In this talk, I will discuss presupposition projection in one particular linguistic environment, namely in questions, arguing that it should be treated pragmatically. I will motivate a generalized version of Stalnaker’s bridge principle and show that it makes correct predictions for a range of different interrogative forms and different question uses.

Intermediate Grammaticality

Sandra Villata

Formal theories of grammar and traditional sentence processing models start from the assumption that the grammar is a system of rules. In such a system, only binary outcomes are generated: a sentence is well-formed if it follows the rules of the grammar and ill-formed otherwise. This dichotomous grammatical system faces a critical challenge, namely accounting for the intermediate/gradient modulations observable in experimental measures (e.g., sentences receive gradient acceptability judgments, speakers report a gradient ability to comprehend sentences that deviate from idealized grammatical forms, and various online sentence processing measures yield gradient effects). This challenge is traditionally met by accounting for gradient effects in terms of extra-grammatical factors (e.g., working memory limitations, reanalysis, semantics), which intervene after the syntactic module generates its output. As a test case, in this talk I will focus on a specific kind of violation that is at the core of the linguistic investigation: islands, a family of encapsulated syntactic domains that seem to prohibit the establishment of syntactic dependencies inside of them (Ross 1967). Islands are interesting because, although most linguistic theories treat them as fully ungrammatical and uninterpretable, I will present experimental evidence revealing gradient patterns of acceptability and evidence that some island violations are interpretable. To account for these gradient data, in this talk I explore the consequences of assuming a more flexible rule-based system, where sentential elements can be coerced, under specific circumstances, to play a role that does not fully fit them. In this system, unlike traditional ones, structure formation is forced even under sub-optimal circumstances, which generates semi-grammatical structures in a continuous grammar.

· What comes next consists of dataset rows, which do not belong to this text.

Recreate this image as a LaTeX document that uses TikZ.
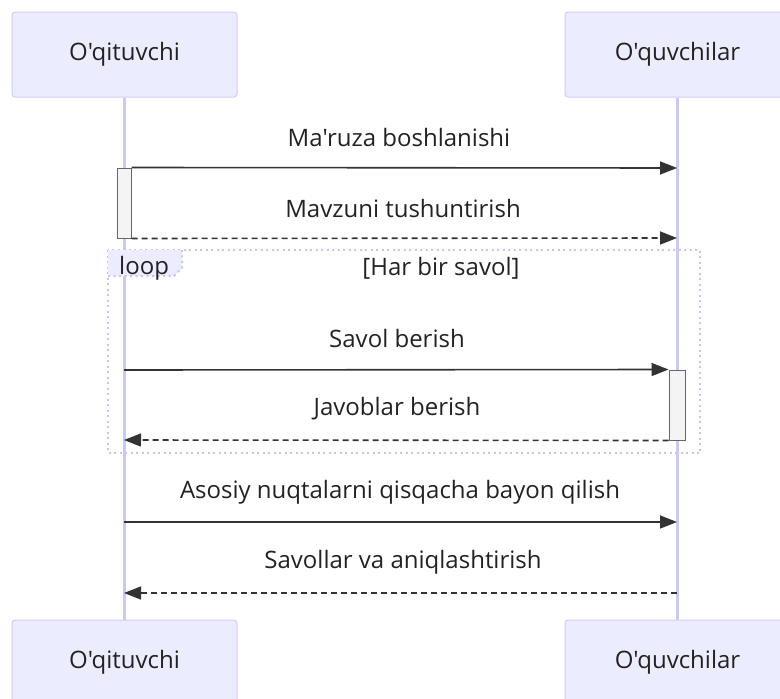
\documentclass[tikz,border=0pt]{standalone}
\usepackage{fontspec}
\setmainfont{Open Sans}[Ligatures=TeXOff]
\usetikzlibrary{arrows.meta}
\definecolor{actfill}{HTML}{ECECFF}
\definecolor{actdraw}{HTML}{D2CDF5}
\definecolor{lifec}{HTML}{CCC8F5}
\definecolor{msgc}{HTML}{333333}
\definecolor{txtc}{HTML}{222222}
\definecolor{actvfill}{HTML}{F4F4F4}
\definecolor{actvdraw}{HTML}{666666}
\definecolor{loopc}{HTML}{C8C4F0}
\begin{document}
\begin{tikzpicture}[x=1pt,y=-1pt,
  actor/.style={draw=actdraw,fill=actfill,line width=1pt,rounded corners=3pt,minimum width=225pt,minimum height=85pt,inner sep=0pt,text=txtc,font=\fontsize{24}{28}\selectfont},
  lifeline/.style={draw=lifec,line width=2.2pt},
  msg/.style={draw=msgc,line width=1.6pt,-{Triangle[length=17pt,width=13pt]}},
  reply/.style={msg,dash pattern=on 6pt off 4pt},
  lbl/.style={font=\fontsize{24}{28}\selectfont,text=txtc,inner sep=0pt},
  actv/.style={draw=actvdraw,fill=actvfill,line width=1pt},
  loopbox/.style={draw=loopc,line width=2pt,dash pattern=on 2pt off 3.5pt}
]
\useasboundingbox (0,0) rectangle (780,699);
% actors
\node[actor] (ta) at (124.5,54.5) {O'qituvchi};
\node[actor] (tb) at (677.5,54.5) {O'quvchilar};
\node[actor] (ba) at (124.5,662.5) {O'qituvchi};
\node[actor] (bb) at (677.5,662.5) {O'quvchilar};
% lifelines
\draw[lifeline] (ta.south) -- (ba.north);
\draw[lifeline] (tb.south) -- (bb.north);
% loop frame
\draw[loopbox] (108,250) rectangle (700,453);
\fill[actfill] (108,250) -- (182,250) -- (182,268) -- (174,276) -- (108,276) -- cycle;
\draw[loopbox] (108,276) -- (174,276) -- (182,268) -- (182,250);
\node[lbl,anchor=west] (looplbl) at (119,268) {loop};
\node[lbl] (loopcond) at (441,268) {[Har bir savol]};
% activations
\node[actv,minimum width=14pt,minimum height=70pt,inner sep=0pt] (act1) at (124,203) {};
\node[actv,minimum width=16pt,minimum height=70pt,inner sep=0pt] (act2) at (677,405) {};
% message coordinates
\coordinate (m1b) at (677,168);
\coordinate (m2b) at (677,238);
\coordinate (m3a) at (124,370);
\coordinate (m4b) at (124,440);
\coordinate (m5a) at (124,522);
\coordinate (m5b) at (677,522);
\coordinate (m6a) at (677,593);
\coordinate (m6b) at (124,593);
% messages
\draw[msg] (act1.north east) -- (m1b);
\node[lbl] (t1) at (399,137) {Ma'ruza boshlanishi};
\draw[reply] (act1.south east) -- (m2b);
\node[lbl] (t2) at (403,208) {Mavzuni tushuntirish};
\draw[msg] (m3a) -- (act2.north west);
\node[lbl] (t3) at (397,338) {Savol berish};
\draw[reply] (act2.south west) -- (m4b);
\node[lbl] (t4) at (397,409) {Javoblar berish};
\draw[msg] (m5a) -- (m5b);
\node[lbl] (t5) at (400,492) {Asosiy nuqtalarni qisqacha bayon qilish};
\draw[reply] (m6a) -- (m6b);
\node[lbl] (t6) at (403,562) {Savollar va aniqlashtirish};
\end{tikzpicture}
\end{document}
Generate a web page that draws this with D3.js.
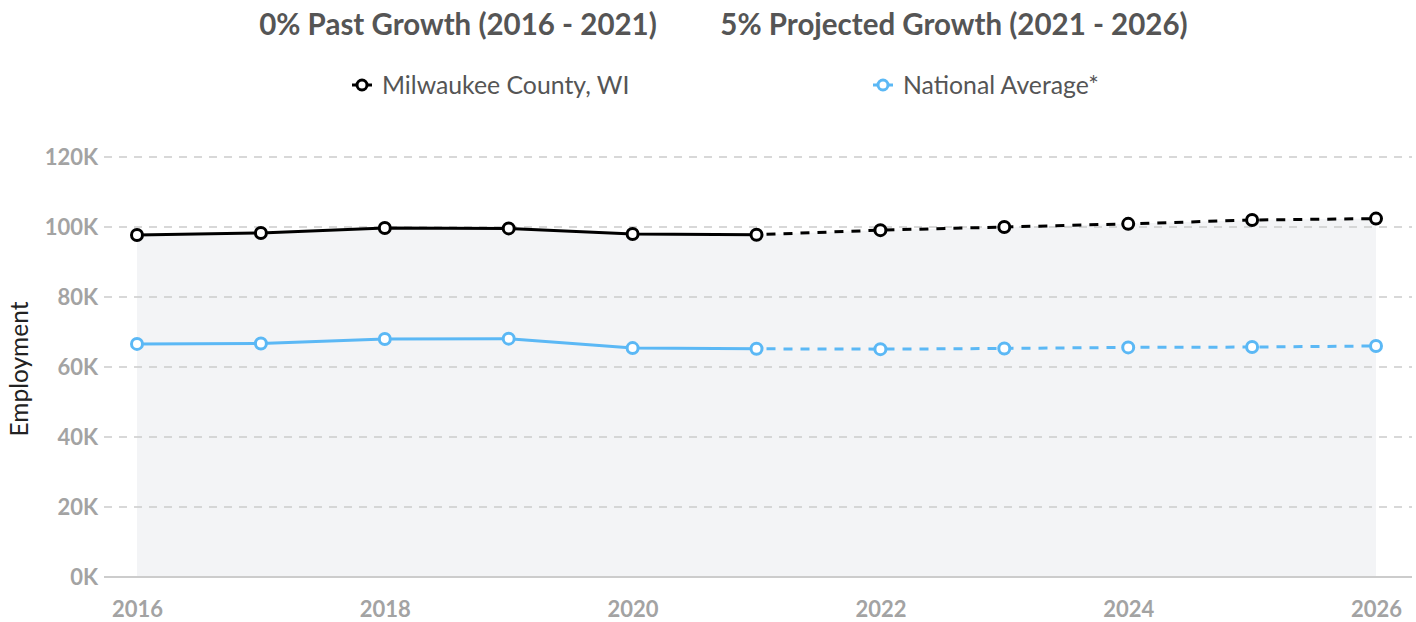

Divergent potentialism: A modal analysis with an application to choice sequences

Ethan Brauer, Øystein Linnebo, and Stewart Shapiro

Modal logic has recently been used to analyze potential infinity and potentialism more generally. However, this analysis breaks down in cases of divergent possibilities, where the modal logic is weaker than S4.2. This talk has three aims. First, we use the intuitionistic theory of free choice sequences to motivate the need for a modal analysis of divergent potentialism and explain the challenge of connecting the ordinary theory of choice sequences with our modal explication. Then, we use the so-called Beth-Kripke semantics for intuitionistic logic to overcome those challenges. Finally, we apply the resulting modal analysis of divergent potentialism to make choice sequences comprehensible in classical terms.

Computing Perfect Matchings in Graphs

Tyler Markkanen

A matching of a graph is any set of edges in which no two edges share a vertex. Steffens gave a necessary and sufficient condition for countable graphs to have a perfect matching (i.e., a matching that covers all vertices). We analyze the strength of Steffens’ theorem from the viewpoint of computability theory and reverse mathematics. By first restricting to certain kinds of graphs (e.g., graphs with bounded degree and locally finite graphs), we classify some weaker versions of Steffens’ theorem. We then analyze Steffens’ corollary on the existence of maximal matchings, which is critical to his proof of the main theorem. Finally, using methods of Aharoni, Magidor, and Shore, we give a partial result that helps hone in on the computational strength of Steffens’ theorem. Joint with Stephen Flood, Matthew Jura, and Oscar Levin.